Several have been created. QMCPack is not new but was part of our proposal and is a very important one. When you make an interface between two very complex programs like GAMESS and QMCPack, that’s a very nontrivial exercise. In terms of new collaborations, we’ve been talking very fruitfully with the people from the data transfer kit, DTK; they are in Oak Ridge. We are also talking with the people from Swift, who are at Argonne. They are also part of the ECP, so they’ve been very helpful in the discussion concerning how to make this interface work really smoothly. Those two are the main new collaborations.
So you have new relationships that have been established because of working under the ECP umbrella?
Yes, it would have never happened without the ECP.
Has your research taken advantage of any of the ECP’s allocations of computer time?
Yes, absolutely. We have an allocation, and it has been used almost entirely for test runs of the GAMESS–QMCPack interface. We’ve used about 10 percent of our allocation. We’ll probably use it all well before the end of the year—it’s helpful.
What’s the next big thing that’s coming up for your project?
A major part of our portion of the ECP is to evaluate the ability of programs like GAMESS to take advantage of novel architectures. Consequently, we have a collaboration with Shirley Moore and Jeff Vetter at Oak Ridge in which we already have a prototype of GAMESS running on FPGAs. This is a first. As far as we know, there’s been no electronic structure code on FPGAs before this. We have a collaboration with the people at EP Analytics in San Diego, and they are very interested in novel architectures. With them we have been looking at ARM architectures. So we have a paper with them already on running GAMESS on ARM, and we’re planning to look at the new Thunder X2, which is the latest ARM system. These collaborations are all part of the GAMESS ECP with Masha Sosonkina at Old Dominion University, and this is a very important component. Most users don’t realize that one of the major bottlenecks of exascale computing right now is the power draw. For several years, we’ve been very interested in assessing the tradeoff between time to solution and power consumption, and that’s being done both with Masha at Old Dominion University and Alistair Rendell, who’s at Australian National University. So we also have a couple of papers with both of them showing the tradeoffs. As every new architecture comes around, we immediately pounce and try to get GAMESS running on it to study the tradeoff between the time to solution and power consumption. This is a really big deal when the power consumption per year is more than the cost of the exascale computer itself, so we’re very excited about our evaluations in this area.
Is there anything about the research you would like to express that we haven’t covered here?
Heterogeneous catalysis is the motivating application for everything we’re doing. So for people who are nonexperts, everybody who has a car has a catalytic converter—that’s heterogeneous catalysis. Without research on how to do heterogeneous catalysis, your car would not have that catalytic converter.

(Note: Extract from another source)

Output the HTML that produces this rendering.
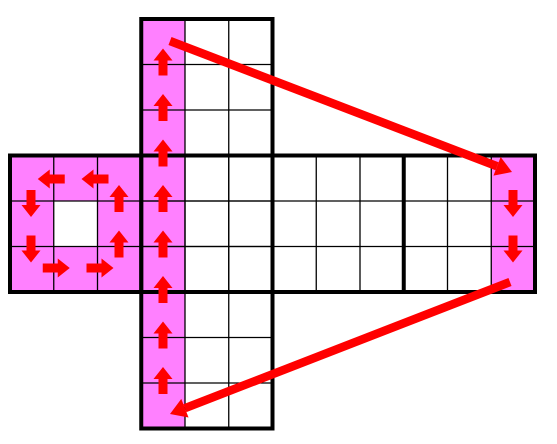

At Ames lab, we have experimental groups that synthesize and analyze heterogeneous catalysis. Mesoporous silica nanoparticles are really big particles of silica, which simply means sand. We can think of silica as glass, but you can make it in a form that will allow the placement of different kinds of molecules inside the pore that will accelerate the reactions. The catalysis is heterogeneous because of the molecules that are reacting in the gas phase. The catalyst is a solid, just like the catalytic converter in your car. We have a beautiful collaboration with the experimental groups at Ames Lab and our theoretical group to simulate what’s going on inside those nanoparticles. The goal is to be able to design new and better versions of the catalyst, which is a really big deal. You have to include so many atoms in these simulations that they will not happen without exascale. The Exascale Computing Project is a massive collaborative effort that has been and will continue to be instrumental in bringing all of this together.